THE MAIN DIFFERENCES:

  • Negligence. As a legal concept, negligence is generally defined as conduct that is culpable because it falls short of what a reasonable person would do to protect another individual from foreseeable risks of harm. It is often difficult to prove negligence. Whereas proving negligence is not required in workers’ compensation cases, it is an essential element of every personal injury case except those involving strict liability.
  • Compensation for Pain and Suffering. Because workers’ compensation claimants are relieved of the heavy burden of having to prove negligence, the Florida Legislature, as a trade-off, does not allow them to be compensated for pain and suffering. In contrast, personal injury claimants can be compensated for pain and suffering. This difference is easily the most difficult concept for our workers’ compensation clients to understand. It is counter-intuitive. We spend a significant amount of time discussing this concept with all of our workers’ compensation clients.
  • Medical Benefits. Medical benefits are furnished to injured workers pursuant to the workers’ compensation system. It is a lousy system for injured workers (see this blog), with the biggest negative being that employers and their insurance carriers control the selection of all medical providers. By contrast, personal injury claimants do not have automatic medical benefits; claimants must fend for themselves in obtaining medical care. PIP (motor vehicle accidents), health insurance, and Medicare/Medicaid are the main sources sometimes available to cover the expense. It is more difficult for the uninsured. Arrangements can sometimes be made through the lawyer for the provision of medical care. In theory, the personal injury claimant is supposed to be compensated at the end of the case for past and future medical expenses.

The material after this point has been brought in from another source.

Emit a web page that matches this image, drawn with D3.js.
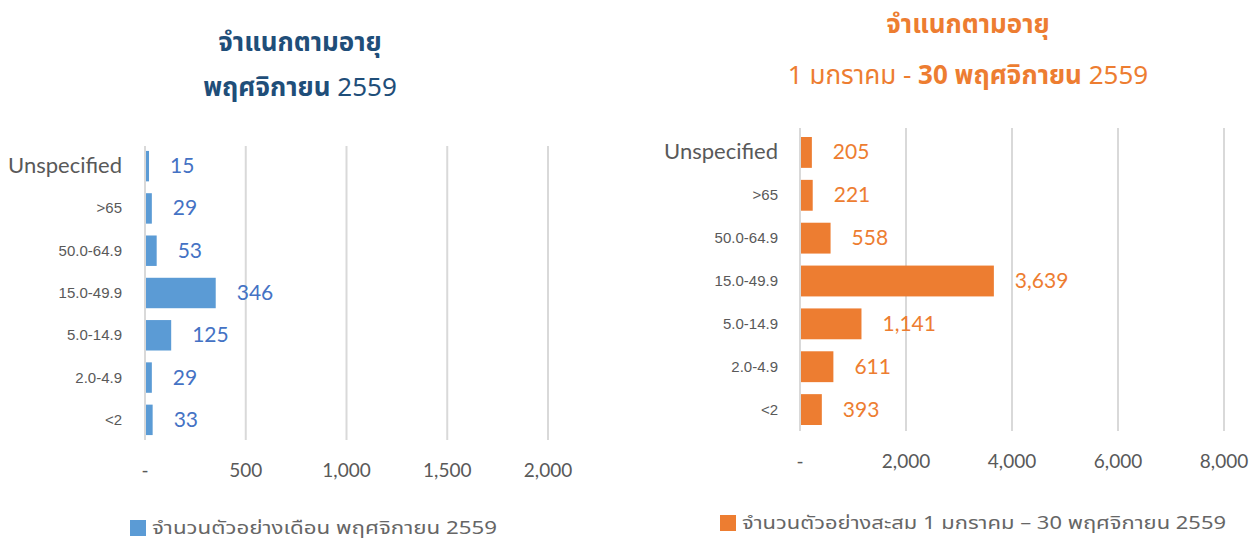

  • Lost Wages. Like medical benefits, eligibility for workers’ compensation lost wages starts with the report of a work related accident. The benefit amount ranges from 66-2/3% to 80% of 80% of lost wages. Except for permanent total disability (PTD – 440.15(1)), a difficult standard to prove, the limit for the number of weeks of temporary disability benefits (i.e., prior to reaching maximum medical improvement) a claimant may receive is 104. Only a small percentage of claimants receive the full 104 weeks of benefits. The personal injury system for the payment of lost wages is significantly different. There is no built-in equivalent, like in workers’ compensation, for self-executing benefits to be paid. In some instances, PIP and private disability insurance fill the role, but often those benefits are not available or applicable. For the most part, it is not until the case is resolved that the personal injury claimant is compensated for lost wages past and future. The standards that apply for the determination and entitlement to lost wages also are different between workers’ compensation and personal injury cases.
  • Trial by Jury. Not available in workers’ compensation cases. Available upon request in personal injury cases.
  • Statute of Limitations. 2 years for workers’ compensation, 4 years for personal injury. (Be careful not to confuse the personal injury statute of limitations with the statutes of limitations applicable to wrongful death cases (2 years) and medical malpractice (2 years). Also, in personal injury cases against a governmental entity, although the statute of limitations is 4 years, a particular written statutory notice of claim must be given within 3 years. Finally, and of great importance, sometimes there are ways of extending a statute of limitations beyond the black-letter numbers given above. Accordingly, it is important to discuss these issues with an attorney before concluding that it is too late to pursue any legal claim based on a statute of limitations.)
  • Attorney Representation. Available in both types of case. We handle both type of cases on a contingent basis (no fees and costs payable by the client until we win the case), but, by law, the fee formulas are significantly different.

There are numerous other differences between workers’ compensation and personal injury cases, but these are the main ones. Needless to say, an experienced legal professional should be consulted to discuss all of these issues.